Сюжет строится на том, что страна, где находится Le Grand Balcon, во власти стихийной революции. Уже в первых сценах слышится пулемётная стрельба. Мятежники хотят свергнуть законную власть в лице чистой, непорочной королевы, воплощающей страну, и её епископами, судьями и генералами. Одна из девушек заведения мадам Ирмы, Шанталь, — возлюбленная вождя мятежа, водопроводчика, с которым она познакомилась, когда он устранял неполадки в Le Grand Balcon. Она стала своего рода символом революции, её Жанной д’Арк. Борьбу с революцией возглавляет Шеф полиции; в его руках реальная власть в стране, современный аппарат диктатуры, воплощающий тоталитарную и террористическую власть. Однако Шеф полиции понимает, что власть — это не физическое насилие и пытки, а вопрос господства над человеческим разумом. Наилучшим образом такая власть реализуется в тайных фантазиях людей; лишь когда в борделе мадам Ирмы будет амуниция для диктатора — Шефа полиции, он ощутит себя в безопасности. С волнением спрашивает он, не заказал ли ещё кто-нибудь подобную ситуацию в борделе. Все готово, но желающих фантазировать не находится.

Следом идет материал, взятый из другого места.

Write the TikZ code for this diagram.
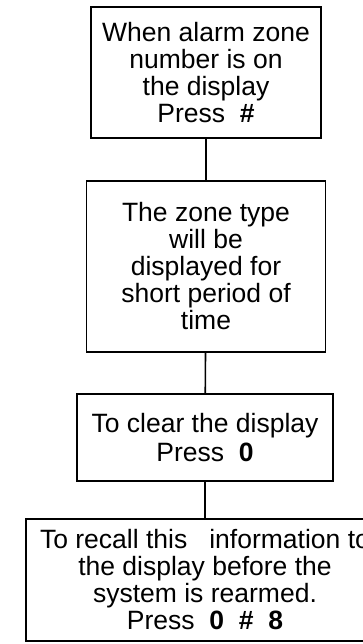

Сцены с мятежниками построены по контрасту к миру Le Grand Balcon, но их власть также основана на сексуальных фантазиях. Один из восставших хочет, чтобы Шанталь стала символом революции: прекрасная девушка, ведущая в атаку, поющая зажигательные мелодии, возбуждающие мужчин на великие деяния. Роже, возглавляющий мятеж, против этого предложения, но в результате уступает просьбам: «Я глазом не моргнув тебя выкрал не для того, чтобы ты превратилась в носорога или в двуглавого орла». Но Шанталь идёт в атаку.
Королевский дворец разрушен, Королева свергнута. На балконе появляется посланец дворца. Если только удастся уговорить народ продолжать верить в вековые символы власти, то положение можно спасти. Способна ли мадам Ирма взять на себя роль королевы, а её клиенты в маскарадных костюмах сыграть Епископа, Генерала и Судью достойным образом? Они идут на это. Торжественно появившись на балконе, они кланяются толпе. Шанталь устремляется к балкону, её настигает пуля. Случайный ли это был выстрел? Или может быть, мятежники стреляли в Шанталь, чтобы сделать из неё миф? Или же это дело рук Епископа, пожелавшего причислить её к рангу святых?
Мятеж подавлен. Но «епископ», «генерал» и «судья», которые могут осуществлять теперь свою власть реально, устали и ностальгируют по своим фантазиям. Когда они пытаются заявить о своих реальных функциях, Шеф полиции нагло напоминает, что реальная власть принадлежит ему. Кроме того, он по-прежнему страстно ожидает момента, когда произойдёт торжественная церемония введения его в высокую должность во всём блеске его эротических фантазий. Он выстроил великолепный мавзолей в надежде приблизиться к цели. Он пытается раскрыть символ своего величия, который будит его воображение. Ему не нужно красное одеяние и топор палача. Его новейшая идея — быть изображённым в виде гигантского фаллоса.